Perencanaan sebagai proses berarti bahwa perencanaan tidak hanya terfokus pada akhir proses itu sendiri, tetapi pada keseluruhan proses kegiatan pengkajian yang dimulai dari apa yang diharapkan atau diinginkan sampai terwujudnya harapan dan keinginan tersebut. Perencanaan tidak sekedar suatu proses menterjemahkan berbagai pemikiran, keinginan, harapan dan cita-cita manusia kedalam bentuk arahan bagaimana mewujudkannya, tetapi bahkan termasuk proses tindakan melaksanakan arahan tersebut dalam kenyataan yang sesungguhnya, seperti yang tertuang didalam pengertian-pengertian perencanaan berikut ini:
Planning is process of human forethought and action based upon that thought (Chadwick, 1971).
Planning is the process of preparing a set of decisions for action in the future, directed at achieving goals by preferable means (Dror, 1973).
Planning is a thoroughly rhetorical activity (Throgmorton, 1993).
Planning is simply another of our many processes for converting history into current activity... (Forrester 1975: 167).
Planning is now viewed as a process (still largely undefined) and the master plan is a flexible guide to public policy (Bolan 1967: 234).

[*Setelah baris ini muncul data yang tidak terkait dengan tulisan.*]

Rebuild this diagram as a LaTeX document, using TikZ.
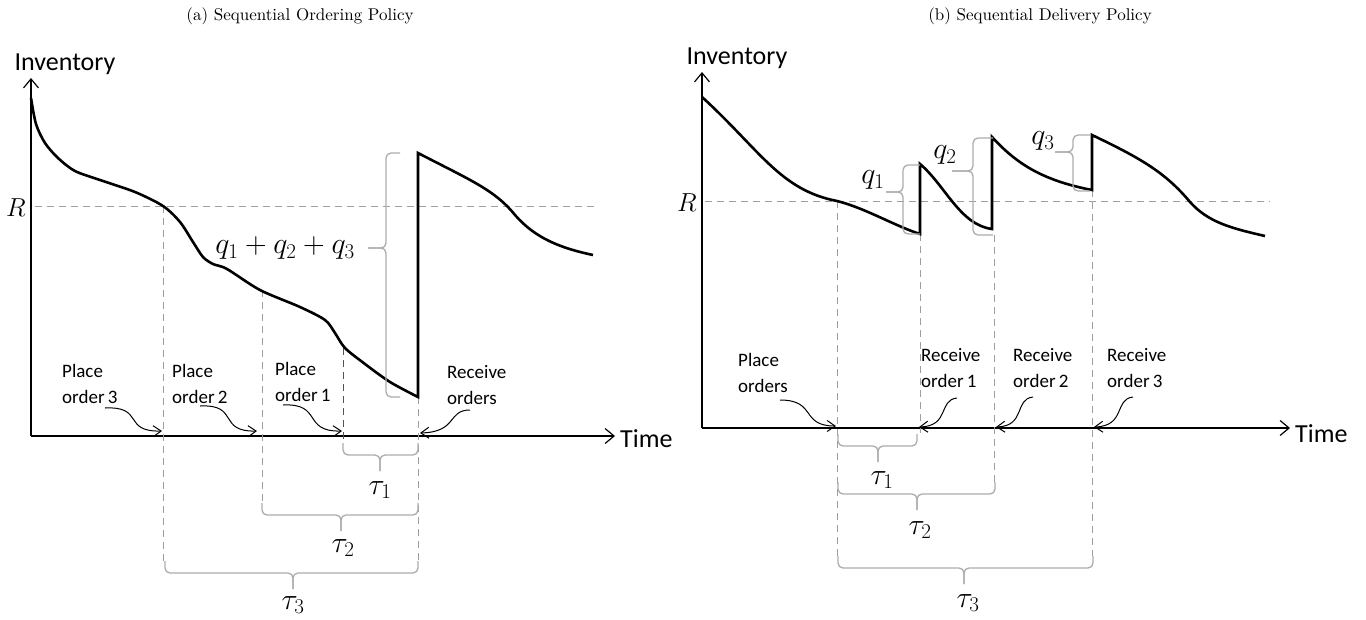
\RequirePackage{fix-cm}
\documentclass[tikz,border=0pt]{standalone}
\usepackage{fontspec}
\newfontfamily\labfont{Carlito}
\newfontfamily\titlefont[Extension=.otf]{lmroman10-regular}
\usetikzlibrary{arrows.meta}
% horizontal brace, tip down: #1 xL, #2 xR, #3 y of ends, #4 x of tip
\newcommand\HBrace[4]{%
 \draw[bracegray] (#1,#3) -- (#1,#3+12) -- (#4,#3+12) -- (#4,#3+28);
 \draw[bracegray] (#2,#3) -- (#2,#3+12) -- (#4,#3+12) -- (#4,#3+28);}
% vertical brace, tip left: #1 x of ends, #2 x of spine, #3 x of tip, #4 top, #5 bottom, #6 y of tip
\newcommand\VBrace[6]{%
 \draw[bracegray] (#1,#4) -- (#2,#4) -- (#2,#6) -- (#3,#6);
 \draw[bracegray] (#1,#5) -- (#2,#5) -- (#2,#6) -- (#3,#6);}
\begin{document}
\begin{tikzpicture}[x=1pt,y=-1pt,
 axisline/.style={line width=1.2pt, -{Straight Barb[length=9pt,width=15pt]}},
 invcurve/.style={line width=2.6pt, line join=miter},
 guide/.style={draw=gray!75, line width=1pt, dash pattern=on 7pt off 5pt},
 bluedash/.style={guide, draw=blue!45!gray},
 bracegray/.style={draw=gray!65, line width=1.3pt, rounded corners=5pt},
 pointer/.style={line width=1pt, -{Straight Barb[length=8pt,width=11pt]}},
 sanslab/.style={font=\labfont\fontsize{19}{26}\selectfont, align=left, anchor=west, inner sep=0pt},
 axlab/.style={font=\labfont\fontsize{26}{30}\selectfont, inner sep=0pt},
 mathlab/.style={font=\fontsize{30}{34}\selectfont, inner sep=0pt},
 rlab/.style={font=\fontsize{26}{30}\selectfont, inner sep=0pt},
 titlelab/.style={font=\titlefont\fontsize{17}{20}\selectfont, inner sep=0pt}]
\useasboundingbox (0,0) rectangle (1366,619);

% ---------------- titles
\node[titlelab] (ta) at (300,16) {(a) Sequential Ordering Policy};
\node[titlelab] (tb) at (1040,16) {(b) Sequential Delivery Policy};

% ================= LEFT PANEL
\coordinate (LO) at (31,436);
\coordinate (LY) at (31,78);
\coordinate (LX) at (615,436);
\draw[axisline] (LO) -- (LY);
\draw[axisline] (LO) -- (LX);
\node[axlab] (Linv) at (65,64) {Inventory};
\node[axlab, anchor=west] (Ltime) at (620,439) {Time};
\node[rlab] (LR) at (16,208) {$R$};
\draw[guide] (35,206) -- (595,206);

% guides
\draw[guide] (163,206) -- (163,561);
\draw[guide] (262,290) -- (262,503);
\draw[bluedash] (343,348) -- (343,443);
\draw[guide] (418,397) -- (418,561);

% inventory curve
\draw[invcurve] plot[smooth, tension=0.5] coordinates {(31,98) (36,124) (45,143) (58,158) (75,171) (100,180) (135,192) (163,206) (180,222) (193,242) (203,257) (213,264) (227,269) (260,290) (300,307) (325,320) (335,333) (345,348) (365,364) (390,382) (418,397)}
 -- (418,153) .. controls (470,180) and (495,190) .. (515,215)
 .. controls (535,238) and (560,248) .. (593,255);

% brace q1+q2+q3
\VBrace{400}{386}{368}{153}{397}{248}
\node[mathlab] (Lq) at (285,248) {$q_1+q_2+q_3$};

% tau braces
\HBrace{343}{418}{443}{380}
\node[mathlab] (Lt1) at (380,490) {$\tau_1$};
\HBrace{262}{418}{503}{341}
\node[mathlab] (Lt2) at (343,548) {$\tau_2$};
\HBrace{165}{418}{561}{293}
\node[mathlab] (Lt3) at (293,605) {$\tau_3$};

% labels and pointers
\node[sanslab] (Lp3) at (62,384) {Place\\order\,3};
\node[sanslab] (Lp2) at (172,384) {Place\\order\,2};
\node[sanslab] (Lp1) at (275,382) {Place\\order\,1};
\node[sanslab] (Lrc) at (447,385) {Receive\\orders};
\coordinate (a3s) at (105,408); \coordinate (a3e) at (162,431);
\coordinate (a2s) at (200,406); \coordinate (a2e) at (257,431);
\coordinate (a1s) at (283,405); \coordinate (a1e) at (342,431);
\coordinate (ars) at (470,410); \coordinate (are) at (420,433);
\draw[pointer] (a3s) .. controls (145,406) and (122,432) .. (a3e);
\draw[pointer] (a2s) .. controls (240,404) and (217,432) .. (a2e);
\draw[pointer] (a1s) .. controls (323,403) and (302,432) .. (a1e);
\draw[pointer] (ars) .. controls (447,410) and (458,432) .. (are);

% ================= RIGHT PANEL
\coordinate (RO) at (702,428);
\coordinate (RY) at (702,72);
\coordinate (RX) at (1290,428);
\draw[axisline] (RO) -- (RY);
\draw[axisline] (RO) -- (RX);
\node[axlab] (Rinv) at (737,58) {Inventory};
\node[axlab, anchor=west] (Rtime) at (1295,434) {Time};
\node[rlab] (RR) at (687,203) {$R$};
\draw[guide] (705,201) -- (1270,201);

% guides
\draw[guide] (837,201) -- (837,556);
\draw[guide] (920,234) -- (920,434);
\draw[guide] (994,235) -- (994,482);
\draw[guide] (1092,190) -- (1092,556);

% inventory curve
\draw[invcurve] (702,97) .. controls (760,150) and (780,190) .. (837,201)
 .. controls (865,208) and (895,226) .. (920,234)
 -- (920,164) .. controls (945,185) and (960,225) .. (992,229)
 -- (992,137) .. controls (1015,162) and (1040,180) .. (1092,190)
 -- (1092,135) .. controls (1140,158) and (1165,172) .. (1190,202)
 .. controls (1208,222) and (1230,228) .. (1265,236);

% q braces
\VBrace{920}{903}{886}{165}{234}{192}
\node[mathlab] (Rq1) at (873,180) {$q_1$};
\VBrace{993}{973}{952}{138}{235}{171}
\node[mathlab] (Rq2) at (945,155) {$q_2$};
\VBrace{1090}{1073}{1055}{135}{191}{152}
\node[mathlab] (Rq3) at (1043,141) {$q_3$};

% tau braces
\HBrace{838}{917}{434}{878}
\node[mathlab] (Rt1) at (882,480) {$\tau_1$};
\HBrace{838}{995}{482}{917}
\node[mathlab] (Rt2) at (920,530) {$\tau_2$};
\HBrace{838}{1093}{556}{964}
\node[mathlab] (Rt3) at (968,603) {$\tau_3$};

% labels and pointers
\node[sanslab] (Rpo) at (738,373) {Place\\orders};
\node[sanslab] (Rr1) at (921,368) {Receive\\order\,1};
\node[sanslab] (Rr2) at (1013,368) {Receive\\order\,2};
\node[sanslab] (Rr3) at (1107,368) {Receive\\order\,3};
\coordinate (bps) at (780,400); \coordinate (bpe) at (836,426);
\coordinate (b1s) at (957,398); \coordinate (b1e) at (919,427);
\coordinate (b2s) at (1033,397); \coordinate (b2e) at (996,427);
\coordinate (b3s) at (1133,397); \coordinate (b3e) at (1094,427);
\draw[pointer] (bps) .. controls (817,400) and (800,426) .. (bpe);
\draw[pointer] (b1s) .. controls (938,400) and (950,426) .. (b1e);
\draw[pointer] (b2s) .. controls (1014,399) and (1026,426) .. (b2e);
\draw[pointer] (b3s) .. controls (1114,399) and (1126,426) .. (b3e);
\end{tikzpicture}
\end{document}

Proses itu sendiri berarti suatu kegiatan yang berlangsung dalam tahapan-tahapan tertentu, baik yang tertata secara sistematis maupun yang berlangsung secara alamiah. Dengan demikian, persepsi perencanaan sebagai proses menunjukkan bahwa perencanaan harus dilihat sebagai sebuah rangkaian kegiatan yang ditata secara sistematis, untuk mendapai tujuan tertentu.